Sandberg based her conclusions on a newly released annual report by Women in the Workplace, an organization she co-founded. The report resulted from a joint, multiyear survey by LeanIn.org and McKinsey & Co., a management consulting firm.

 

Unionized Dodgers, like Yankees, Choose Marriott Despite Hotel Workers’ Strike

The Los Angeles Dodgers struck out hours before the first pitch was thrown in the 2018 World Series that began on Oct. 23. The Boston Herald reports that the visiting National League pennant winners effectively crossed the picket line of a striking hotel workers union as the players made their way into Boston’s Ritz-Carlton, which is owned by Marriott International.

The Dodgers, who are members of the Major League Baseball players union, didn’t literally cross a picket line because they entered the business through the back door, the paper wrote.

“Jackie Robinson is rolling over in his grave right now that members of his team are crossing the picket line,” Brian Lang, president of Unite Here Local 26, told the Herald. “The Dodgers ought to take his (retired) number down ... He stood up for justice.”

Workers at seven Marriott properties in Boston and those at other company-owned hotels in Detroit, Oakland, San Diego, San Francisco, San Jose and two cities in Hawaii walked off the job earlier this month seeking better wages, working conditions and harassment protections. The 8,000 strikers are represented by Unite Here.

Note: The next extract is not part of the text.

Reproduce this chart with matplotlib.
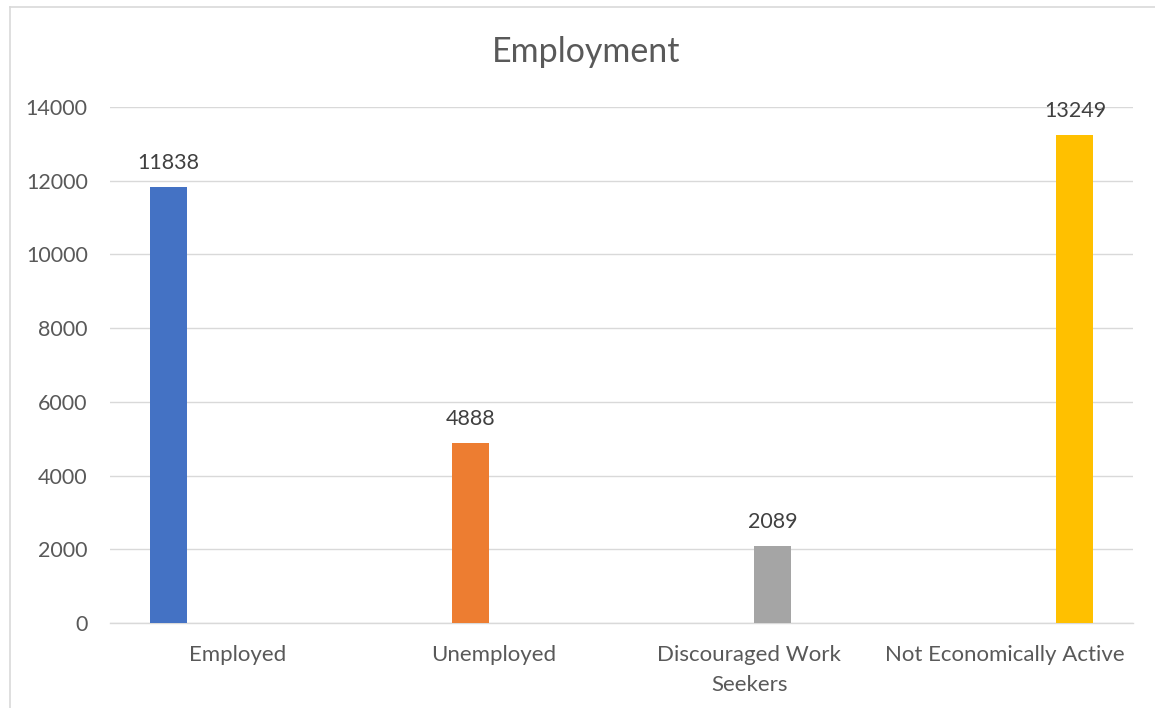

The MLB Players Association declined to comment to the Herald, according to the paper.

The Dodgers aren’t alone in their preference for the luxury hotel. When the New York Yankees played in Boston earlier in the playoffs, they also stayed at the Ritz, despite the ongoing strike. But when the Houston Astros went to Boston for the American League Championship Series, they booked a different hotel.